District administrators told the Provo City School Board on Sept. 19 that the long‑debated Dixon site can support several options and that fiscal sequencing will shape timing. The options discussed included building a new elementary school on Dixon and moving Timpanogos‑based programs (East Bay Post High, adult ESL/education, and CTE) into a retrofitted Timpanogos campus; another scenario considered selling or repurposing other district properties to limit taxpayer burden.
Finance and facilities staff shared ballpark amounts to orient the board: current lease costs for East Bay Post High run about $150,000 per year; site utilities at Dixon (with partial occupancy) average about $125,000 per year; demolition of the existing Dixon building is estimated in the $2–4 million range; and construction bids for recent elementary projects placed costs near $415–$450 per square foot. Using that pricing, an 80,000 square‑foot elementary (a size comparable to Lakeview in the presentation) could cost roughly $40 million including furniture, fixtures and equipment and design fees. Administrators also explained bond mechanics: at present assumptions, every $10 million in lease revenue bonds carries roughly $825,000 per year in debt service over 20 years — an example impact board staff translated as approximately $22 per year for a $500,000 home for each $10 million issued.
Board members asked detailed sequencing questions: when bonds roll off the levy, when demolition should occur, and whether retrofitting Timpanogos (discussion figures ranged from roughly $11 million to $20 million in board conversation) could be staged to limit upfront spending.

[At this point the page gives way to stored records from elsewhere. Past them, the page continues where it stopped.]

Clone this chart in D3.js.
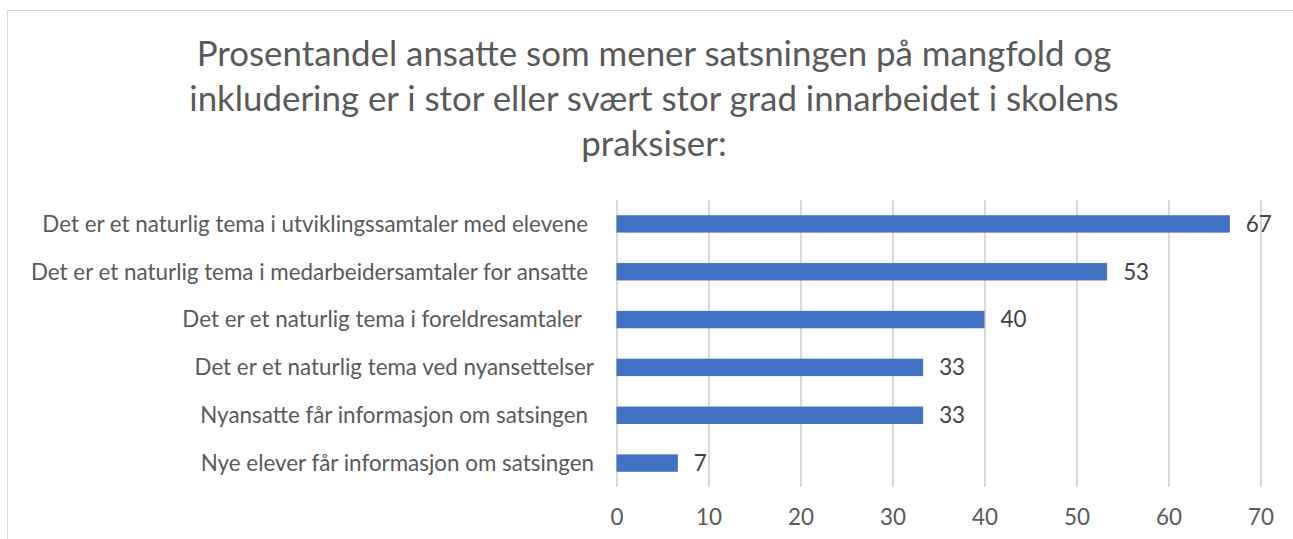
<!DOCTYPE html>
<html>
<head>
<meta charset="utf-8">
<script src="https://cdn.jsdelivr.net/npm/d3@7"></script>
<style>
  html, body { margin: 0; padding: 0; background: #fff; }
  svg { display: block; }
  text { font-family: Lato, "Open Sans", sans-serif; }
</style>
</head>
<body>
<svg id="chart" width="1293" height="539"></svg>
<script>
const titleLines = [
  "Prosentandel ansatte som mener satsningen på mangfold og",
  "inkludering er i stor eller svært stor grad innarbeidet i skolens",
  "praksiser:"
];
const categories = [
  "Det er et naturlig tema i utviklingssamtaler med elevene",
  "Det er et naturlig tema i medarbeidersamtaler for ansatte",
  "Det er et naturlig tema i foreldresamtaler",
  "Det er et naturlig tema ved nyansettelser",
  "Nyansatte får informasjon om satsingen",
  "Nye elever får informasjon om satsingen"
];
const labelTrailingPad = [6, 6, 12, 0, 6, 0];
const values = [66.67, 53.33, 40, 33.33, 33.33, 6.67];
const valueLabels = ["67", "53", "40", "33", "33", "7"];
const xTicks = [0, 10, 20, 30, 40, 50, 60, 70];

const svg = d3.select("#chart");
const W = 1293, H = 539;

// chart border
svg.append("rect")
  .attr("x", 7.5).attr("y", 10.5)
  .attr("width", 1300).attr("height", 600)
  .attr("fill", "none").attr("stroke", "#d9d9d9").attr("stroke-width", 1);

// fit font sizes to reference widths
function fitSize(text, targetWidth, base) {
  const t = svg.append("text").attr("font-size", base).text(text);
  const w = t.node().getComputedTextLength();
  t.remove();
  return base * targetWidth / w;
}
const titleSize = fitSize(titleLines[0], 915, 32);
const labelSize = fitSize(categories[0], 546, 18);

// title
const titleBaselines = [66, 110.5, 155.5];
svg.append("g").selectAll("text").data(titleLines).join("text")
  .attr("x", 654).attr("y", (d, i) => titleBaselines[i])
  .attr("text-anchor", "middle")
  .attr("font-size", titleSize)
  .attr("fill", "#595959")
  .text(d => d);

const x = d3.scaleLinear().domain([0, 70]).range([616.5, 1260.5]);
const y = d3.scaleBand().domain(categories).range([200, 487]).paddingInner(0.636).paddingOuter(0.318);

// gridlines
svg.append("g")
  .attr("transform", "translate(0,487)")
  .call(d3.axisBottom(x).tickValues(xTicks).tickSize(-287).tickFormat(""))
  .call(g => g.select(".domain").remove())
  .call(g => g.selectAll(".tick line").attr("stroke", "#d9d9d9").attr("stroke-width", 2));

// tick labels
const xAxis = svg.append("g")
  .attr("transform", "translate(0,487)")
  .call(d3.axisBottom(x).tickValues(xTicks).tickSize(0).tickPadding(0))
  .call(g => g.select(".domain").remove());
xAxis.selectAll(".tick text")
  .attr("y", 38).attr("dy", 0)
  .attr("font-size", labelSize)
  .attr("font-family", "Lato, 'Open Sans', sans-serif")
  .attr("fill", "#595959");

// category labels
const yAxis = svg.append("g")
  .attr("transform", "translate(594,0)")
  .call(d3.axisLeft(y).tickSize(0).tickPadding(0))
  .call(g => g.select(".domain").remove());
yAxis.selectAll(".tick text")
  .attr("x", (d, i) => -labelTrailingPad[i])
  .attr("dy", "0.35em")
  .attr("font-size", labelSize)
  .attr("font-family", "Lato, 'Open Sans', sans-serif")
  .attr("fill", "#595959");

// bars
svg.append("g").selectAll("rect").data(values).join("rect")
  .attr("x", x(0))
  .attr("y", (d, i) => y(categories[i]))
  .attr("width", d => x(d) - x(0))
  .attr("height", y.bandwidth())
  .attr("fill", "#4472c4");

// value labels
svg.append("g").selectAll("text").data(values).join("text")
  .attr("x", d => x(d) + 16)
  .attr("y", (d, i) => y(categories[i]) + y.bandwidth() / 2)
  .attr("dy", "0.35em")
  .attr("font-size", labelSize)
  .attr("fill", "#404040")
  .text((d, i) => valueLabels[i]);
</script>
</body>
</html>
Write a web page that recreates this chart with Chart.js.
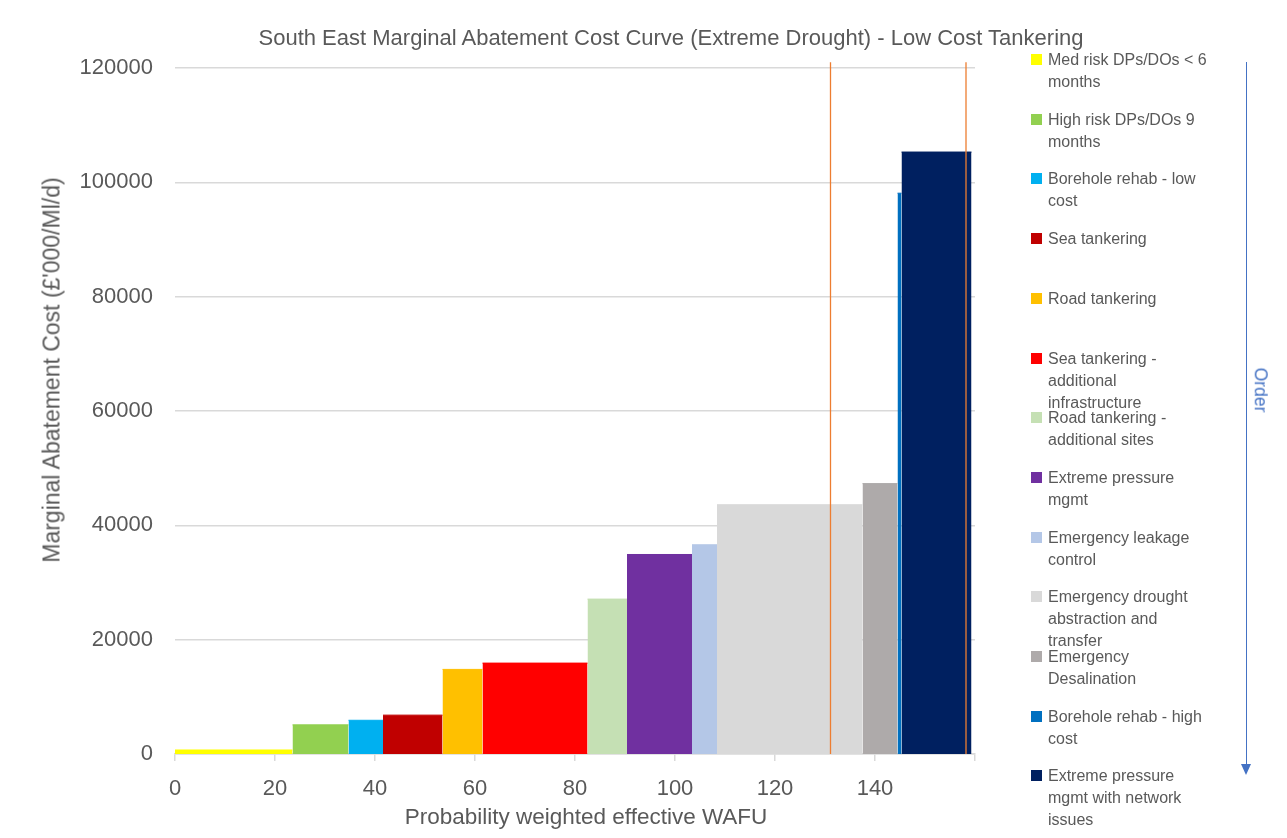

Trustees also raised community trust issues: some residents feared prior commitments had been broken on district properties and asked for firm timelines and assurances that Dixon would not be left vacant and deteriorating.
Administrators recommended a phased approach: confirm the site plan, issue RFPs for architect and construction manager, sequence demolition and retrofit work, and return with detailed financing options that include possible asset sales and capital‑reserve usage to reduce taxpayer exposure. The board asked staff to prepare public‑facing materials that compare funding scenarios and explain how proposed site uses would address district needs for East Bay Post High, adult education, CTE, and potential district office space.
No bond authorization or final site decision occurred at the study session; trustees asked for more specific financial scenarios and clearer public outreach before a vote.